Es probable que gran parte del problema pueda resolverlo Macri con sólo ocuparse de los conflictos. Debe producir un cambio cultural dentro del propio Estado. Es necesario que éste llegue a los conflictos antes de que éstos se tornen inmanejables. Por eso, la cuestión no es sólo un asunto del Ministerio de Seguridad, que debería actuar cuando ya todas las instancias pacíficas se han agotado. Los ministerios de Trabajo, de Desarrollo Social, de Transporte y de Energía deberían tener un papel, inicial al menos, más importante que el de Seguridad. Ese cambio cultural provocaría otro cambio en la propia sociedad, cuando ésta descubra, si es que algún día descubre, que no es necesario martirizar al resto de los argentinos para solucionar problemas propios.
Otra parte del conflicto, quizás pequeña pero igualmente incómoda, estará presente durante un tiempo largo. Será la protesta que no tiene más argumentos que la disidencia ideológica con la administración de Macri y que proviene tanto de la izquierda como del kirchnerismo más cerril. Este último disputa tanto los puestos de trabajo en el Estado que están en riesgo como la administración de planes sociales; éste es el caso de Milagro Sala en Jujuy, que aspira a seguir tercerizando la ayuda social en la provincia.

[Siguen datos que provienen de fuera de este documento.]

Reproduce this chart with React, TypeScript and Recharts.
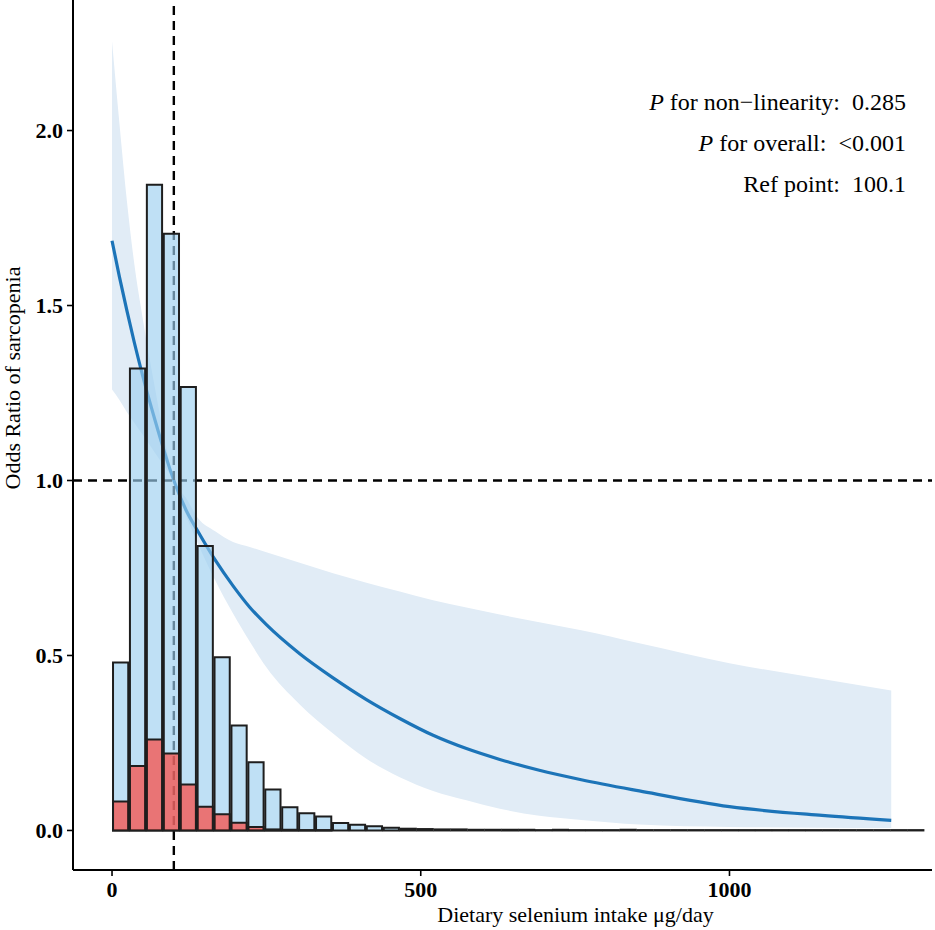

Macri comenzó a revisar unos 60.000 contratos de empleados públicos hechos por el kirchnerismo en los últimos tiempos. Son muchos, pero son muy pocos si se los compara con el número de empleados que ingresaron a la administración desde 2002. Más de dos millones de personas se incorporaron al Estado en doce años. El Estado nacional pasó de tener 2.300.000 empleados en su presupuesto de 2002 a 4.400.000, que son los que hay ahora. Provincias y municipios fueron grandes creadores de supuestos puestos de trabajo. Fue, también, una manera de disimular el desempleo en el país y, al mismo tiempo, de crear una militancia rentada al servicio del partido en el poder.
El cambio de paradigmas que se entrevió ayer es un camino que no carece de riesgos. Pero la única opción que tiene Macri es que las cosas sigan iguales. Se convertiría, en ese caso, en lo que no quiere ser: en un kirchnerista más prolijo.